Compare that to Indonesia, which does have an official language: Bahasa Indonesia. Here, the central government’s efforts to develop and expand the language build on discourses about independence and “unity in diversity,” but actually all the people of the archipelago have been here much longer than Indonesia has existed. The use of schools to force-educate the nation’s children, be they deaf or distant, out of their grandparents’ languages and cultures is evidently ethnonationalist. The inculcation of “Indonesianity” presupposes a diminishing of regional identities. The construction of a national identity had a similar effect on the cultures of native people throughout the colonies of England, France, Spain and Portugal.
It occurs to me that languages often take the names of countries and carry with them a historical legacy of colonialism. The language of England now predominates in over 50 countries, there are 29 countries that speak French, Spanish is the official language in 20 countries and another 10 countries have adopted Portuguese as a common tongue. While the tendency is not as pronounced, the world’s signed languages are also nationally inflected.
But in Indonesia, a country formed in the post-colonial era, we see the hegemonizing of language directed not outward, but inward. Over the coming decades, it is inevitable that scores of languages will die here, regardless of calls by academics to save the ethnosphere. Before 1945, many of the freedom fighters in this archipelago would have called that a form of colonialism and resisted it tooth and nail. Now, nothing.

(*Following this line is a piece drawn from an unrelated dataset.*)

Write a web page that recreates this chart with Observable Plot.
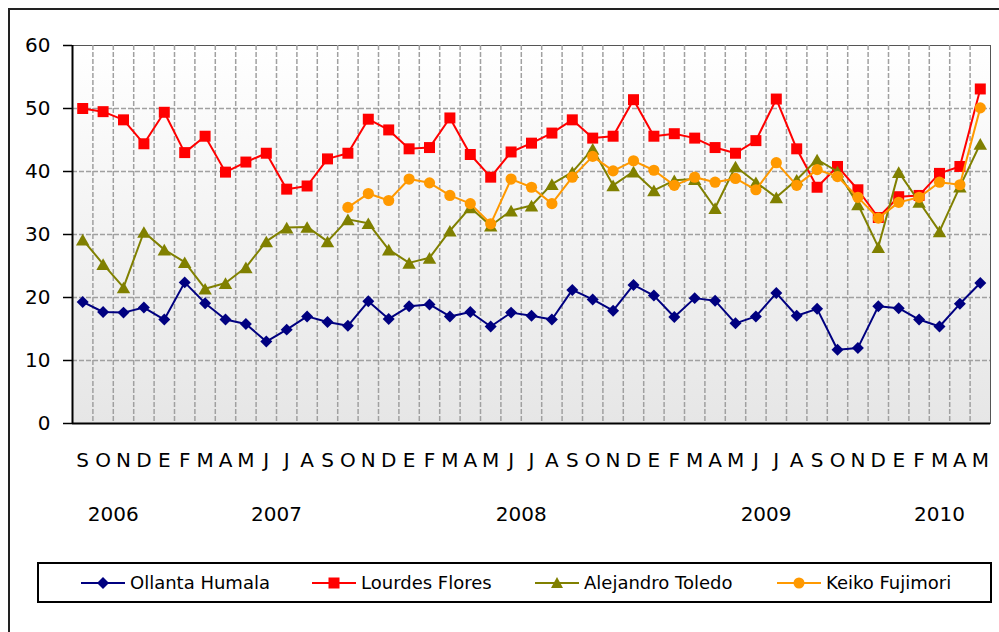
<!DOCTYPE html>
<html>
<head>
<meta charset="utf-8">
<script src="https://cdn.jsdelivr.net/npm/d3@7"></script>
<script src="https://cdn.jsdelivr.net/npm/@observablehq/plot@0.6"></script>
<style>
  html, body { margin: 0; padding: 0; background: #fff; overflow: hidden; }
  #wrap { position: relative; width: 999px; height: 632px; overflow: hidden; font-family: "DejaVu Sans", Verdana, sans-serif; }
  #outer { position: absolute; left: 8px; top: 8px; width: 1100px; height: 800px; border: 2px solid #222; box-sizing: border-box; }
  #chart { position: absolute; left: 0; top: 0; }
  #legend { position: absolute; left: 37px; top: 562px; width: 955px; height: 41px; border: 2px solid #000; box-sizing: border-box; background: #fff; }
  .item { position: absolute; top: 0; height: 37px; display: flex; align-items: center; font-size: 18px; color: #000; white-space: nowrap; }
  .item svg { margin-right: 5px; }
</style>
</head>
<body>
<div id="wrap">
  <div id="outer"></div>
  <div id="chart"></div>
  <div id="legend"></div>
</div>
<script>
const months = ["S","O","N","D","E","F","M","A","M","J","J","A","S","O","N","D","E","F","M","A","M","J","J","A","S","O","N","D","E","F","M","A","M","J","J","A","S","O","N","D","E","F","M","A","M"];
const years = ["2006","2007","2008","2009","2010"];
const yearAt = [1.5, 9.5, 21.5, 33.5, 42];
const yTicks = [0, 10, 20, 30, 40, 50, 60];

const humala = [19.3,17.7,17.6,18.4,16.5,22.4,19.1,16.5,15.8,13.0,14.9,17.0,16.1,15.5,19.4,16.6,18.6,18.9,17.0,17.7,15.4,17.6,17.1,16.5,21.2,19.7,17.9,22.0,20.3,16.9,19.9,19.5,15.9,17.0,20.7,17.1,18.2,11.7,12.0,18.6,18.3,16.5,15.4,19.0,22.3];
const flores = [50.0,49.5,48.2,44.4,49.4,43.0,45.6,39.9,41.5,42.9,37.2,37.7,42.0,42.9,48.3,46.6,43.6,43.8,48.5,42.7,39.1,43.1,44.5,46.1,48.2,45.3,45.6,51.4,45.6,46.0,45.3,43.8,42.9,44.9,51.5,43.6,37.5,40.8,37.1,32.7,36.0,36.2,39.7,40.8,53.1];
const toledo = [29.2,25.3,21.6,30.4,27.6,25.6,21.4,22.3,24.8,28.9,31.1,31.2,28.9,32.4,31.8,27.6,25.5,26.3,30.6,34.3,31.4,33.8,34.6,38.0,39.9,43.6,37.8,40.0,37.0,38.6,38.8,34.2,40.8,38.3,35.9,38.7,41.9,40.0,34.8,28.0,39.9,35.2,30.5,37.6,44.4];
const fujimori = [null,null,null,null,null,null,null,null,null,null,null,null,null,34.3,36.5,35.4,38.8,38.2,36.2,34.9,31.7,38.8,37.5,34.9,39.1,42.4,40.1,41.7,40.2,37.8,39.1,38.3,38.9,37.1,41.4,37.8,40.3,39.2,35.9,32.6,35.1,35.9,38.3,37.9,50.1];

const seriesNames = ["Ollanta Humala", "Lourdes Flores", "Alejandro Toledo", "Keiko Fujimori"];
const seriesKeys = ["humala", "flores", "toledo", "fujimori"];
const seriesColors = ["#000080", "#ff0000", "#808000", "#ff9900"];
const seriesSymbols = ["diamond2", "square", "triangle", "circle"];
const seriesR = [5.4, 6.2, 5.0, 5.6];
const seriesDy = [0, 0, 2, 0];

const rows = months.map((m, i) => ({i, m, humala: humala[i], flores: flores[i], toledo: toledo[i], fujimori: fujimori[i]}));
const yearRows = years.map((y, k) => ({year: y, at: yearAt[k]}));

const marks = [
  Plot.frame({fill: "url(#bg)", stroke: "#555", strokeWidth: 1}),
  Plot.ruleY(yTicks.filter(t => t > 0 && t < 60), {stroke: "#a0a0a0", strokeWidth: 1.5, strokeDasharray: "5,2"}),
  Plot.ruleX(d3.range(months.length - 1).map(k => k + 0.5), {stroke: "#a0a0a0", strokeWidth: 1.5, strokeDasharray: "5,2"}),
  Plot.axisY({ticks: yTicks, tickSize: 9, tickPadding: 13, fontSize: 20, label: null, stroke: "#000", strokeWidth: 1.5}),
  Plot.axisX({ticks: d3.range(months.length), tickFormat: i => months[i], tickSize: 0, tickPadding: 29, fontSize: 20, label: null}),
  Plot.ruleX([-0.5], {stroke: "#000", strokeWidth: 2}),
  Plot.ruleY([0], {stroke: "#000", strokeWidth: 2}),
  Plot.text(yearRows, {x: "at", y: () => 0, text: "year", dy: 97, lineAnchor: "bottom", fontSize: 20, fill: "#000"})
];
seriesKeys.forEach((key, s) => {
  marks.push(Plot.line(rows, {x: "i", y: key, stroke: seriesColors[s], strokeWidth: 2}));
  marks.push(Plot.dot(rows, {x: "i", y: key, symbol: seriesSymbols[s], fill: seriesColors[s], stroke: "none", r: seriesR[s], dy: seriesDy[s]}));
});

const svg = Plot.plot({
  width: 999,
  height: 540,
  marginLeft: 72,
  marginRight: 9,
  marginTop: 45,
  marginBottom: 117,
  style: {fontFamily: "DejaVu Sans, Verdana, sans-serif", fontSize: "20px", color: "#000", background: "transparent", overflow: "visible"},
  x: {type: "linear", domain: [-0.5, months.length - 0.5]},
  y: {domain: [0, 60]},
  marks
});

const defs = d3.select(svg).insert("defs", ":first-child");
const grad = defs.append("linearGradient").attr("id", "bg").attr("x1", 0).attr("y1", 0).attr("x2", 0).attr("y2", 1);
grad.append("stop").attr("offset", "0%").attr("stop-color", "#ffffff");
grad.append("stop").attr("offset", "100%").attr("stop-color", "#e6e6e6");
document.getElementById("chart").appendChild(svg);

// legend
const legend = d3.select("#legend");
const itemLeft = [42, 273, 496, 738];
seriesNames.forEach((name, s) => {
  const item = legend.append("div").attr("class", "item").style("left", itemLeft[s] + "px");
  const sv = item.append("svg").attr("width", 44).attr("height", 16);
  sv.append("line").attr("x1", 0).attr("x2", 44).attr("y1", 8).attr("y2", 8).attr("stroke", seriesColors[s]).attr("stroke-width", 2);
  const c = seriesColors[s];
  if (s === 0) sv.append("path").attr("d", "M22,2L28,8L22,14L16,8Z").attr("fill", c);
  if (s === 1) sv.append("rect").attr("x", 16.5).attr("y", 2.5).attr("width", 11).attr("height", 11).attr("fill", c);
  if (s === 2) sv.append("path").attr("d", "M22,2L28,13L16,13Z").attr("fill", c);
  if (s === 3) sv.append("circle").attr("cx", 22).attr("cy", 8).attr("r", 5.5).attr("fill", c);
  item.append("span").text(name);
});
</script>
</body>
</html>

So I am left to wonder: if language is a metaphorical key to culture, what will happen to the worldviews and ways of life if the local languages that align with them are lost? Will the efforts to establish “ONE Indonesian language” ultimately succeed in locking us out of the archipelago’s prized diversity, of the robustness that gives humanity its strength? If BPPB and the Indonesian government continue on as they have for the past 72 years, we all may end up with just a few big doors and a drawer full of keys that don’t open anything.